Compared to the rain of bombs in Donbas and the deadly strikes in the south of the country, Kyiv is now relatively calm.
"We're getting used to it," admits Mr Sukhanov, four months after Russian troops marched into his country on February 24.
So, when air-raid warnings sound, "we don't go to the shelters, we don't follow the security rules... We live as best we can, hoping that everything will be OK".
But anxiety that worse is yet to come dominates daily life.
A missile killed one person and wounded four others on June 26, in a neighbourhood near the centre of Kyiv that had already been hit twice.
Many also say they are affected by the air raid warnings that still sound regularly.
Add to that the daily curfew, from 11:00 pm to 05:00 am, and sandbags protecting statues and official buildings, and it's hard to forget you are living in a country at war.
Ms Vera Sapyga is also trying to enjoy herself on a Kyiv beach but cannot hide her anxiety.
She returned to the capital a week ago, having left on the first day of the war for a village in western Ukraine with her five-year-old daughter.
She is already looking forward to leaving again.
"In terms of morale, it's really hard," the 37-year-old says. "I worry a lot, with the warning sirens, the news. Every day I cry. I have never experienced such stress."
Ms Sapyga plans to travel again with her daughter next week, heading to London to stay with a family who has offered to support Ukrainians.
She's been exiled before, back in 2014 when Russia annexed the Crimean peninsula where she and her husband then lived.
If she manages to get to the British capital, she doesn't know how long she will stay.
"It's very difficult to plan anything".
That is an expression repeated daily in Kyiv, where no one dares predict how long the war will last.
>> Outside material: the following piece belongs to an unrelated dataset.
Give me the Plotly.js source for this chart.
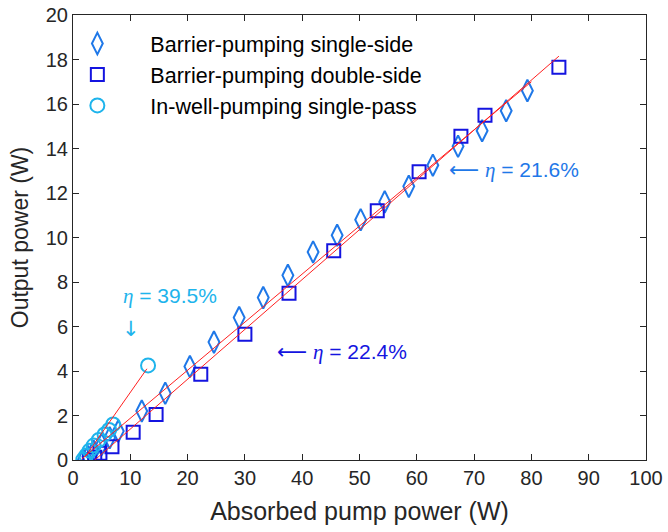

"At first the experts assured us that the war would end quickly, then they said, 'It will be over by Constitution Day' (June 28), then by Independence Day (August 24), now they say nothing," says Ms Liudmila Iashchuk, a 55-year-old sitting with her husband at one of the few cafes open on the beach.
"We hope it will be over by the end of the year, but now everyone is talking about a long conflict," says Ms Sukhanov.
The uncertainty fuels incessant rumours of a new Russian offensive on Kyiv.
First they were allegedly going to attack on June 22, the anniversary of the 1941 Nazi invasion of the Soviet Union.
Then word was that it would happen on Constitution Day, explains Ianna Khlinina, 33, out sunbathing with her husband. Neither she nor anyone else in the city, however, seems to doubt Ukraine's final victory over Russia.
Ukraine "has already won morally", says Ms Sukhanov. "All that's left is to make it happen on the ground."